De igual forma, não existe qualquer tipo de argumento económico que suporte a ideia de que a preocupação com a distribuição dos rendimentos é maléfica para a economia. Pelo contrário. No limite, e recorrendo aos argumentos do próprio, uma sociedade capaz de distribuir de forma justa os seus rendimentos é uma sociedade mais rica, uma vez que tem menos pobres e, por isso, menos necessidade de despesa social.
Tão pouco os nossos problemas se resumem a uma carga fiscal excessiva.
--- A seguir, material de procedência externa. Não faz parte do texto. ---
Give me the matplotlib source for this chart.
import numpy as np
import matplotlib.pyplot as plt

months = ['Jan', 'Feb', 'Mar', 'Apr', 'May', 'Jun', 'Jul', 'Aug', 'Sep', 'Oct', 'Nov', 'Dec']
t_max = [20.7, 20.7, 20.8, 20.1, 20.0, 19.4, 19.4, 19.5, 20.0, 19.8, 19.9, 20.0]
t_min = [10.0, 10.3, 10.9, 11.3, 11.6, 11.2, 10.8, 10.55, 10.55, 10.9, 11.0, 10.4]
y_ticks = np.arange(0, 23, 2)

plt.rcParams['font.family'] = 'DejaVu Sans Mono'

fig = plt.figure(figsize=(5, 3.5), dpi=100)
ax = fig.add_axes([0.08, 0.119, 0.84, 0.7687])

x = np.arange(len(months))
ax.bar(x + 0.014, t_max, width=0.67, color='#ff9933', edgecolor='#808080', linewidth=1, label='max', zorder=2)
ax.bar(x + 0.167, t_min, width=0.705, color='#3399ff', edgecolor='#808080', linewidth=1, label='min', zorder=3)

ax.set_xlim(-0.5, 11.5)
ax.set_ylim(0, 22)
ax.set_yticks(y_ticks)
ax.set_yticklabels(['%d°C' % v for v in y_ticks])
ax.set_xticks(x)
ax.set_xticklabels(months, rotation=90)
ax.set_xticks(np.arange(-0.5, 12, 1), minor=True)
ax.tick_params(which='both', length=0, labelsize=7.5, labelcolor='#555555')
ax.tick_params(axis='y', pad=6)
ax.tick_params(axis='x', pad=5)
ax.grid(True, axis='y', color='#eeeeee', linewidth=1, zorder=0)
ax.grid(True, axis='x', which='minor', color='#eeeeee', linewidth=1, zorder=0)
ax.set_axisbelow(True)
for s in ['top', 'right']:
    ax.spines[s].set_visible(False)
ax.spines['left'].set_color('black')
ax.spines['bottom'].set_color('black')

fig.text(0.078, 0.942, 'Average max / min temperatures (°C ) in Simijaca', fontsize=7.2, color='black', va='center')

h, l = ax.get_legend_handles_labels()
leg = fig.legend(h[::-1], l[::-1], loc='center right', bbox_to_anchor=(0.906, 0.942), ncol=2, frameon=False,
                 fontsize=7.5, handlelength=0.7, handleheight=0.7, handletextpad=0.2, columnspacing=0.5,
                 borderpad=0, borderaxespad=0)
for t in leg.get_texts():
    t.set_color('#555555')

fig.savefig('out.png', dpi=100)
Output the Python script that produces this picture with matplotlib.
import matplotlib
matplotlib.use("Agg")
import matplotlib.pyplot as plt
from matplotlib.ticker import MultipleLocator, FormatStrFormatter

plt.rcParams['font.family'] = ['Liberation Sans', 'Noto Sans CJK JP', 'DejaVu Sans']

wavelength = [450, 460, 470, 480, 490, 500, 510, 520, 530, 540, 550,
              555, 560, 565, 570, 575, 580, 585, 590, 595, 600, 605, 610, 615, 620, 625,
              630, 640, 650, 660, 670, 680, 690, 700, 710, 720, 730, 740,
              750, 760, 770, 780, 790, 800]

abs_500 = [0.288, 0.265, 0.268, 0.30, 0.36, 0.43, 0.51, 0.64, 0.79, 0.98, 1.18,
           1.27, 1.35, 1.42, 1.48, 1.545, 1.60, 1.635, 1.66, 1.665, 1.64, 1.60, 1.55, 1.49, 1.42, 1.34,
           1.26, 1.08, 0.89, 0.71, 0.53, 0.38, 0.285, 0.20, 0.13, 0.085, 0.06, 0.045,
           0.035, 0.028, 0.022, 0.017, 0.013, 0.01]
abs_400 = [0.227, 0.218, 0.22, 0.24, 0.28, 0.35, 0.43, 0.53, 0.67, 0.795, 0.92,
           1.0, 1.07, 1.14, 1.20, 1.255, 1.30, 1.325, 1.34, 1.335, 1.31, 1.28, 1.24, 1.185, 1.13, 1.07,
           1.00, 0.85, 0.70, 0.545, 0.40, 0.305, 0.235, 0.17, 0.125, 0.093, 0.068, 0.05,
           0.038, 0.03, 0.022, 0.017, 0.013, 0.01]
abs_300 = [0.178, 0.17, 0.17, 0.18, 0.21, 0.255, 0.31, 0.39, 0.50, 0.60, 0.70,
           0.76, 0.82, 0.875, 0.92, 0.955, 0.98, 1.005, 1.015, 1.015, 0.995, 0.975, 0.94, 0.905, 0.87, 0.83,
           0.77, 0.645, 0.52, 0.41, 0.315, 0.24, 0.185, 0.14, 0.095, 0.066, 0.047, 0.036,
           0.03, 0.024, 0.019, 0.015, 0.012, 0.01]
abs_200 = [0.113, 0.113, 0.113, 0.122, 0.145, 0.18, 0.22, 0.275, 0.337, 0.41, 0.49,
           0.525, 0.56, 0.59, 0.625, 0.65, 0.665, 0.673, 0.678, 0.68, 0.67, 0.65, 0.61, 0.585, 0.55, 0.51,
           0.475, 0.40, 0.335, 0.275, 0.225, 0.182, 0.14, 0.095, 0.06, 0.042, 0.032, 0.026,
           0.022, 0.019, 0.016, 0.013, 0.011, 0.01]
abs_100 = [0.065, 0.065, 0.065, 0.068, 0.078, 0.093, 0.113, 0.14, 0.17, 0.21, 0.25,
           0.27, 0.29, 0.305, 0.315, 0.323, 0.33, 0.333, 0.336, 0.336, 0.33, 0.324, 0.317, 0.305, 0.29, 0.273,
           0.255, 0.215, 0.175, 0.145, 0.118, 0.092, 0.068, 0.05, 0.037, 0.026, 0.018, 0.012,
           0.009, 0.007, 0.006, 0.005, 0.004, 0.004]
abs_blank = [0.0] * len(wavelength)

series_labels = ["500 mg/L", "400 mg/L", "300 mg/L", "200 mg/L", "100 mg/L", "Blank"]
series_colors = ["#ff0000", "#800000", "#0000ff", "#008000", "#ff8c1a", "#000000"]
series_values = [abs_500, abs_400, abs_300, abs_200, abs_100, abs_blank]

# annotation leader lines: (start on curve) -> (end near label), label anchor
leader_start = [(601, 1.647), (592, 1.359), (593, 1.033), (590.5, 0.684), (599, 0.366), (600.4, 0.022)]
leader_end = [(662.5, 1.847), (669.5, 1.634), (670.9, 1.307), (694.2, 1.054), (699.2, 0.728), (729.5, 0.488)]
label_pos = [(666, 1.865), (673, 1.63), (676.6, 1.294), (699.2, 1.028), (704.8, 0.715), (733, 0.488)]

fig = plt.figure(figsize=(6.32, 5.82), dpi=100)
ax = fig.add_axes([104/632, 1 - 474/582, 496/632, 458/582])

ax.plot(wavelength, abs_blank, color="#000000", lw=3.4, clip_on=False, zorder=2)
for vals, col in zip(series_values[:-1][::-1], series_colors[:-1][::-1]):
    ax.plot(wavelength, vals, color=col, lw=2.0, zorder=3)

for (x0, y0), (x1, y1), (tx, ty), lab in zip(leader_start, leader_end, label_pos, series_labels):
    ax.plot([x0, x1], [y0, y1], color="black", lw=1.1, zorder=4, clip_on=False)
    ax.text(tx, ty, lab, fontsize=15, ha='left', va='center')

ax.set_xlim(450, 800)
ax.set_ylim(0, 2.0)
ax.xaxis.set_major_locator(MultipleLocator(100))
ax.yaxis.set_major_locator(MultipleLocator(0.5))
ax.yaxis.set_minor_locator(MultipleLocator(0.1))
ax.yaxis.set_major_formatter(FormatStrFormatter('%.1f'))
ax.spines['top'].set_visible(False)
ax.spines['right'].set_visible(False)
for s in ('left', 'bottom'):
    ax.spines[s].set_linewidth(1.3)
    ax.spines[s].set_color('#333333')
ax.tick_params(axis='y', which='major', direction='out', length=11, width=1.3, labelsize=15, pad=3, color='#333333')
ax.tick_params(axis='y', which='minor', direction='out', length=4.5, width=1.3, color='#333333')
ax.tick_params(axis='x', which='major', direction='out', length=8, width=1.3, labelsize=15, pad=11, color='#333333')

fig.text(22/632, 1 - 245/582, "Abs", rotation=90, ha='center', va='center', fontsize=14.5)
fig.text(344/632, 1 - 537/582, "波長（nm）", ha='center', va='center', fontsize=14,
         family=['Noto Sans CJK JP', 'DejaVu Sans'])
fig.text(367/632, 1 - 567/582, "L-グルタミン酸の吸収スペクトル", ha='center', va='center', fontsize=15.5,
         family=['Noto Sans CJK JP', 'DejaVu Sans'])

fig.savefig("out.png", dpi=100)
A carga fiscal total em Portugal está abaixo da média europeia:
Fonte: Eurostat |
Uma vez mais o problema não reside nos impostos excessivos, mas no facto de o sistema fiscal português não promover uma justa distribuição da carga tributária, sobrecarregando os rendimentos médios do trabalho em detrimento das grandes empresas e do sistema financeiro que, para além de enfrentarem uma taxa legal abaixo de muitos outros países, acabam por pagar uma taxa efectiva que é metade da legal.
Fonte: Eurostat |
No meio de tantas preocupações em moralizar as prestações sociais, que equivalem a uns escassos milhões no final das contas, Passos Coelho nem por uma vez refere a necessidade de moralizar e disciplinar os sistemas financeiros, os bancos, os gestores milionários e as grandes fortunas. A sua estratégia para a política económica do país ignora os 16 mil milhões de euros offshore que não pagam impostos, as fraudes bancárias que custam ao Estado outros tantos milhões, o crime fiscal e as novas fortunas que surgem da crise. Ignora também o facto de um em cada dez portugueses não ter emprego, ao sugerir que o problema reside nas políticas sociais “demasiado generosas” que desincentivam a procura de trabalho (pergunto-me se se refere à metade dos desempregados que recebe o subsidio de desemprego).
No momento em que os mais reconhecidos economistas do mundo alertam para os perigos da obsessão do défice e do consequente corte nas despesas sociais, Passos Coelho apoia as medidas recessivas de Sócrates e aproveita para levar o discurso liberal ao limite. Propor o fim do Estado-providência é acabar com a única coisa positiva que saiu da Grande Depressão, e que nos permite dizer que a crise que hoje vivemos é a pior, mas apenas desde a de 1929.